New poll says Olivia Chow widened her lead over rivals as advance voting set to start in mayoral election

As time ticks down toward the June 26 mayoral election, former NDP MP Olivia Chow appears to be widening her commanding lead over a crowded pack of rivals, according to recent opinion polls.

With Torontonians about to start casting ballots for a new mayor in advance voting, former NDP MP Olivia Chow is still growing her commanding lead, according to a new Forum Research poll for the Toronto Star.

The Friday survey of 1,032 Torontonians gave Chow the support of 38 per cent of decided voters, up four percentage points from the previous week.

Chow’s upward trajectory, while distant competitors struggle to get traction, is apparent in the Star’s mayoral poll tracker by Vox Pop Labs which crunches Forum data along with polls from Mainstreet Research and Liaison Strategies surveys for the National Ethnic Press and Media Council.

The new Forum poll found Chow being trailed by: former police chief Mark Saunders with 13 per cent; Coun. Josh Matlow with 12 per cent; former Toronto Sun columnist Anthony Furey with 10 per cent; former councillor Ana Bailão with eight per cent; former Liberal MPP Mitzie Hunter with seven per cent; and Coun. Brad Bradford with five per cent.

Eight per cent of respondents chose one of the other 95 candidates. Eighteen per cent said they were undecided.
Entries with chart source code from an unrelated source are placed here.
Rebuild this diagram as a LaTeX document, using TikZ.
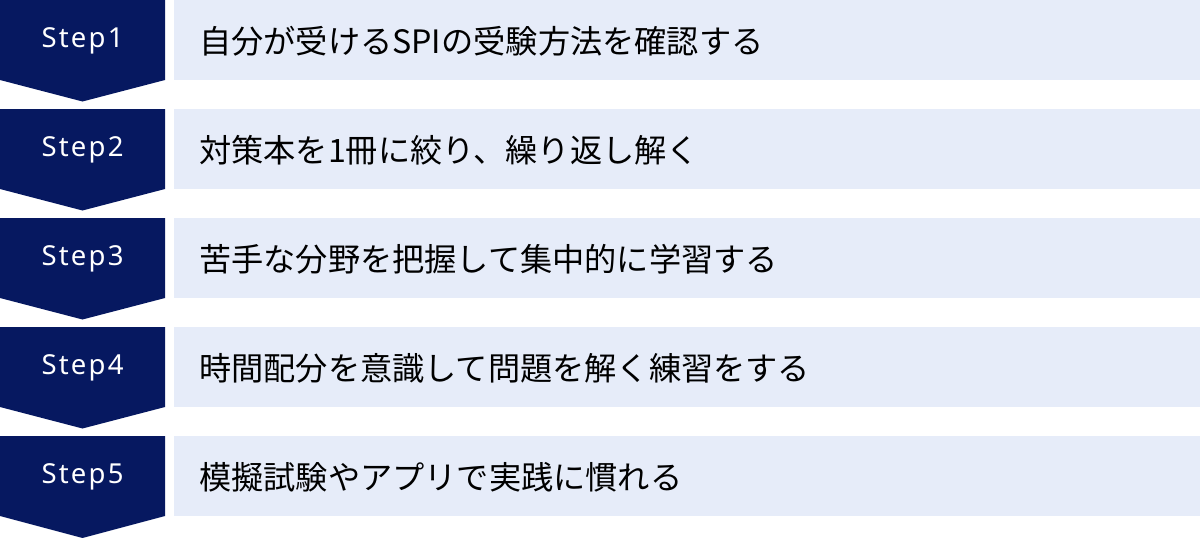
\documentclass[tikz,border=0pt]{standalone}
\usepackage{fontspec}
\setmainfont{Noto Sans CJK JP}
\newfontfamily\stepfont[LetterSpace=8]{Noto Sans}
\definecolor{navy}{RGB}{6,24,96}
\definecolor{paleblue}{RGB}{230,236,249}
\tikzset{
    badge/.style={fill=navy, draw=none},
    steplabel/.style={text=white, font=\stepfont\fontsize{27.5}{30}\selectfont, inner sep=0pt},
    taskbox/.style={fill=paleblue, draw=none},
    tasklabel/.style={text=black, anchor=west, font=\fontsize{32.2}{36}\selectfont, inner sep=0pt}
}
\begin{document}
\begin{tikzpicture}[x=1pt, y=1pt]
                \useasboundingbox (0, 0) rectangle (1200, -538);
                % Step 1
                \fill[badge] (0, 0) -- (165, 0) -- (165, -80) -- (82.5, -101.5) -- (0, -80) -- cycle;
                \fill[taskbox] (174, 0) rectangle (1200, -80);
                \node[steplabel] (s1) at (82.5, -41) {Step1};
                \node[tasklabel] (t1) at (199, -41.5) {自分が受けるSPIの受験方法を確認する};
                % Step 2
                \fill[badge] (0, -109) -- (165, -109) -- (165, -189) -- (82.5, -210.5) -- (0, -189) -- cycle;
                \fill[taskbox] (174, -109) rectangle (1200, -189);
                \node[steplabel] (s2) at (82.5, -150) {Step2};
                \node[tasklabel] (t2) at (199, -150.5) {対策本を1冊に絞り、繰り返し解く};
                % Step 3
                \fill[badge] (0, -218) -- (165, -218) -- (165, -298) -- (82.5, -319.5) -- (0, -298) -- cycle;
                \fill[taskbox] (174, -218) rectangle (1200, -298);
                \node[steplabel] (s3) at (82.5, -259) {Step3};
                \node[tasklabel] (t3) at (199, -259.5) {苦手な分野を把握して集中的に学習する};
                % Step 4
                \fill[badge] (0, -327) -- (165, -327) -- (165, -407) -- (82.5, -428.5) -- (0, -407) -- cycle;
                \fill[taskbox] (174, -327) rectangle (1200, -407);
                \node[steplabel] (s4) at (82.5, -368) {Step4};
                \node[tasklabel] (t4) at (199, -368.5) {時間配分を意識して問題を解く練習をする};
                % Step 5
                \fill[badge] (0, -436) -- (165, -436) -- (165, -516) -- (82.5, -538) -- (0, -516) -- cycle;
                \fill[taskbox] (174, -436) rectangle (1200, -516);
                \node[steplabel] (s5) at (82.5, -477) {Step5};
                \node[tasklabel] (t5) at (199, -477.5) {模擬試験やアプリで実践に慣れる};
            \end{tikzpicture}
\end{document}
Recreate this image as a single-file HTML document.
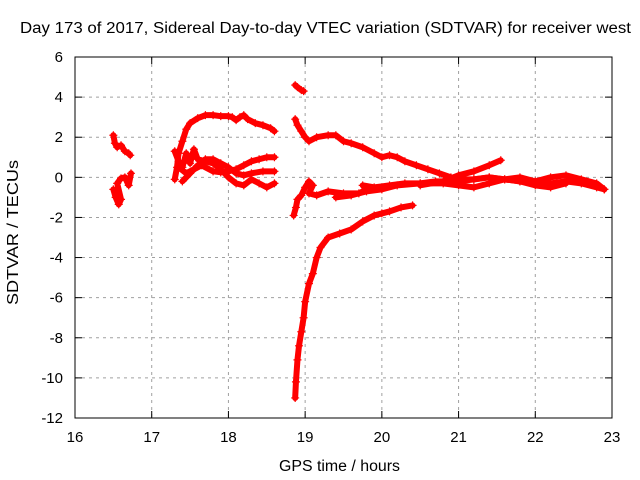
<!DOCTYPE html>
<html><head><meta charset="utf-8"><style>
body{margin:0;background:#fff}
svg{display:block;font-family:"Liberation Sans",sans-serif}
</style></head><body>
<svg id="chart" width="640" height="480" viewBox="0 0 640 480">
<rect width="640" height="480" fill="#fff"/>
<text x="20" y="33" font-size="15.5" textLength="611" lengthAdjust="spacingAndGlyphs" fill="#000">Day 173 of 2017, Sidereal Day-to-day VTEC variation (SDTVAR) for receiver west</text>
<text x="279" y="471" font-size="15.5" textLength="121" lengthAdjust="spacingAndGlyphs">GPS time / hours</text>
<text x="0" y="0" font-size="15.5" textLength="145" lengthAdjust="spacingAndGlyphs" transform="translate(18 305) rotate(-90)">SDTVAR / TECUs</text>
<g id="grid"></g>
<g id="ticks"></g>
<g id="marks"></g>
<rect x="75" y="57" width="537" height="361" fill="none" stroke="#000" stroke-width="1"/>
</svg>
<script>
const xTicks=[16,17,18,19,20,21,22,23];
const yTicks=[6,4,2,0,-2,-4,-6,-8,-10,-12];
const traceA=[[16.5,2.1],[16.52,1.7],[16.55,1.5],[16.6,1.6],[16.65,1.3],[16.7,1.2],[16.72,1.1]];
const traceB=[[16.5,-0.6],[16.53,-1.0],[16.57,-1.35],[16.6,-1.1],[16.55,-0.3],[16.6,-0.05],[16.65,0.0],[16.7,-0.4],[16.73,0.2]];
const traceC=[[17.3,-0.1],[17.33,0.5],[17.35,1.2],[17.4,1.8],[17.45,2.4],[17.5,2.7],[17.6,2.95],[17.7,3.1],[17.8,3.1],[17.9,3.05],[18.0,3.05],[18.05,3.0],[18.1,2.85],[18.15,3.0],[18.2,3.1],[18.25,2.9],[18.35,2.7],[18.45,2.6],[18.55,2.45],[18.6,2.3]];
const traceD=[[17.3,1.3],[17.35,0.8],[17.4,0.5],[17.45,1.2],[17.5,0.7],[17.55,1.4],[17.6,0.9],[17.7,0.8],[17.8,0.7],[17.9,0.4],[18.0,0.0],[18.1,-0.3],[18.2,-0.4],[18.3,-0.1],[18.4,-0.3],[18.5,-0.5],[18.6,-0.3]];
const traceE=[[17.35,0.5],[17.45,0.2],[17.55,0.4],[17.65,0.6],[17.8,0.3],[17.9,0.25],[18.0,0.3],[18.1,0.4],[18.2,0.6],[18.3,0.8],[18.4,0.9],[18.5,1.0],[18.6,1.0]];
const traceF=[[17.4,-0.2],[17.5,0.2],[17.6,0.6],[17.7,0.9],[17.8,0.9],[17.9,0.7],[18.0,0.5],[18.1,0.2],[18.2,0.1],[18.3,0.2],[18.45,0.3],[18.6,0.3]];
const traceG=[[18.87,4.6],[18.9,4.5],[18.95,4.35],[18.98,4.3]];
const traceH=[[18.87,2.9],[18.9,2.6],[18.95,2.3],[19.0,2.0],[19.05,1.8],[19.15,2.0],[19.3,2.1],[19.4,2.1],[19.5,1.8],[19.6,1.7],[19.75,1.5],[19.9,1.2],[20.0,1.0],[20.1,1.1],[20.2,1.0],[20.3,0.8],[20.45,0.6],[20.6,0.4],[20.75,0.2],[20.9,0.0],[21.0,-0.1],[21.2,-0.1],[21.4,0.0],[21.6,-0.1],[21.8,-0.2],[22.0,-0.3],[22.2,-0.3],[22.4,-0.2],[22.6,-0.3],[22.8,-0.5],[22.9,-0.6]];
const traceI=[[18.87,-11],[18.88,-10.2],[18.9,-9.1],[18.92,-8.4],[18.95,-7.7],[18.98,-7.0],[19.0,-6.2],[19.05,-5.3],[19.1,-4.8],[19.15,-4.0],[19.2,-3.5],[19.3,-3.0],[19.45,-2.8],[19.6,-2.6],[19.75,-2.2],[19.9,-1.9],[20.0,-1.8],[20.1,-1.7],[20.25,-1.5],[20.4,-1.4]];
const traceJ=[[18.85,-1.9],[18.88,-1.5],[18.9,-1.1],[18.95,-0.9],[19.0,-0.5],[19.05,-0.2],[19.1,-0.4],[19.05,-0.8],[19.15,-0.9],[19.3,-0.7],[19.5,-0.8],[19.7,-0.8],[19.8,-0.6],[19.75,-0.4],[19.9,-0.5],[20.1,-0.4],[20.3,-0.3],[20.5,-0.3],[20.7,-0.2],[21.0,-0.2],[21.2,-0.1],[21.4,0.0],[21.6,-0.1],[21.8,0.0],[22.0,-0.2],[22.2,0.0],[22.4,0.1],[22.6,-0.1],[22.8,-0.3],[22.9,-0.6]];
const traceK=[[19.4,-1.0],[19.6,-0.9],[19.8,-0.7],[20.0,-0.6],[20.2,-0.4],[20.5,-0.3],[20.8,-0.3],[21.0,-0.4],[21.2,-0.5],[21.4,-0.3],[21.6,-0.1],[21.8,-0.2],[22.0,-0.4],[22.2,-0.5],[22.4,-0.3]];
const traceL=[[20.5,-0.4],[20.8,-0.2],[21.0,0.1],[21.2,0.3],[21.4,0.6],[21.55,0.85]];
const traces=[traceA,traceB,traceC,traceD,traceE,traceF,traceG,traceH,traceI,traceJ,traceK,traceL];

const X0=75,X1=612,Y0=418,Y1=57;
function xs(h){return X0+(h-16)/(23-16)*(X1-X0);}
function ys(v){return Y0-(v+12)/(6+12)*(Y0-Y1);}
const NS="http://www.w3.org/2000/svg";
function mk(t,a,p){const e=document.createElementNS(NS,t);for(const k in a)e.setAttribute(k,a[k]);p.appendChild(e);return e;}
const grid=document.getElementById('grid'),ticks=document.getElementById('ticks'),marks=document.getElementById('marks');
xTicks.forEach(t=>{const x=xs(t);
 if(t>16&&t<23){const g=mk('line',{x1:x,x2:x,y1:Y1,y2:Y0,stroke:'#a0a0a0','stroke-dasharray':'3,4'},grid);
 
 }
 mk('line',{x1:x,x2:x,y1:Y0,y2:Y0-7,stroke:'#000'},ticks);mk('line',{x1:x,x2:x,y1:Y1,y2:Y1+7,stroke:'#000'},ticks);
 const l=mk('text',{x:x,y:Y0+24,'font-size':15,'text-anchor':'middle'},ticks);l.textContent=t;
 
 });
yTicks.forEach(t=>{const y=ys(t);
 if(t>-12&&t<6){const g=mk('line',{x1:X0,x2:X1,y1:y,y2:y,stroke:'#a0a0a0','stroke-dasharray':'3,4'},grid);
 
 }
 mk('line',{x1:X0,x2:X0+7,y1:y,y2:y,stroke:'#000'},ticks);mk('line',{x1:X1,x2:X1-7,y1:y,y2:y,stroke:'#000'},ticks);
 const l=mk('text',{x:X0-12,y:y+5,'font-size':15,'text-anchor':'end'},ticks);l.textContent=t;
 
 });
traces.forEach(tr=>{
 const pl=mk('polyline',{points:tr.map(p=>xs(p[0])+','+ys(p[1])).join(' '),fill:'none',stroke:'#f00','stroke-width':6,'stroke-linejoin':'round','stroke-linecap':'round'},marks);
 
 
 tr.forEach(p=>{const x=xs(p[0]),y=ys(p[1]);
  const m=mk('path',{d:`M${x-4},${y}H${x+4}M${x},${y-4}V${y+4}`,stroke:'#f00','stroke-width':1.2},marks);
  
  });
});
</script>
</body></html>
The margin of error for the interactive voice response survey is plus or minus three percentage points 19 times out of 20.

Chow, a former longtime Metro and Toronto councillor and MP who lost the 2014 mayor’s race to John Tory — who resigned in February, triggering the race to replace him — appears to be dominating the left side of the crowded race.

And, after 13 years of centrist or right-leaning rule, voters appear to want change.

“Chow is breaking ahead from the rest,” said Forum president Lorne Bozinoff. “It may be tough for anyone else to catch up.”

Other candidates’ efforts to tarnish her appeal in recent debates have backfired, Bozinoff said. “She’s taken the brunt of the attacks and handled it really well,” he said, making her seem more, rather than less, mayoral.

Saunders, a conservative, appears to be bleeding support to Furey, an executive of the hard-right True North media platform, Bozinoff said, while centrists Hunter and Bailão are losing left-leaning support to Chow.

“Overall, there is a polarization, a melting of the (political) centre,” he said.

Polling since April has shown Chow growing support while Matlow, a 13-year city councillor and fellow progressive with Liberal ties, seems to have lost steam.

Chow rivals, however, told the Star they believe they can beat her as election signs and advertising help Torontonians tune into the election. There are few indications, at the moment, of any candidate consolidation into an “anybody but Chow” movement.

Advance voting starts Thursday as candidates make their final election platform pitches before the June 26 election.

They’ll have chances at three events this week — a “Black mayoral town hall” Tuesday evening; a noon Wednesday debate focused on issues facing older Torontonians; and a Thursday evening “discussion with Toronto’s qualified candidates” in Etobicoke.

A Mainstreet Research poll conducted early last week gave Chow the support of 32 per cent of decided voters, followed by Bailão with 16 per cent, 12 per cent for Saunders, 10 per cent for Matlow, nine per cent for Furey, seven per cent for Hunter, and four per cent each for Bradford and policy analyst Chloe Brown.

The margin of error of that automated telephone interview survey of 1,100 residents was considered to be plus or minus three percentage points at the 95 per cent confidence level.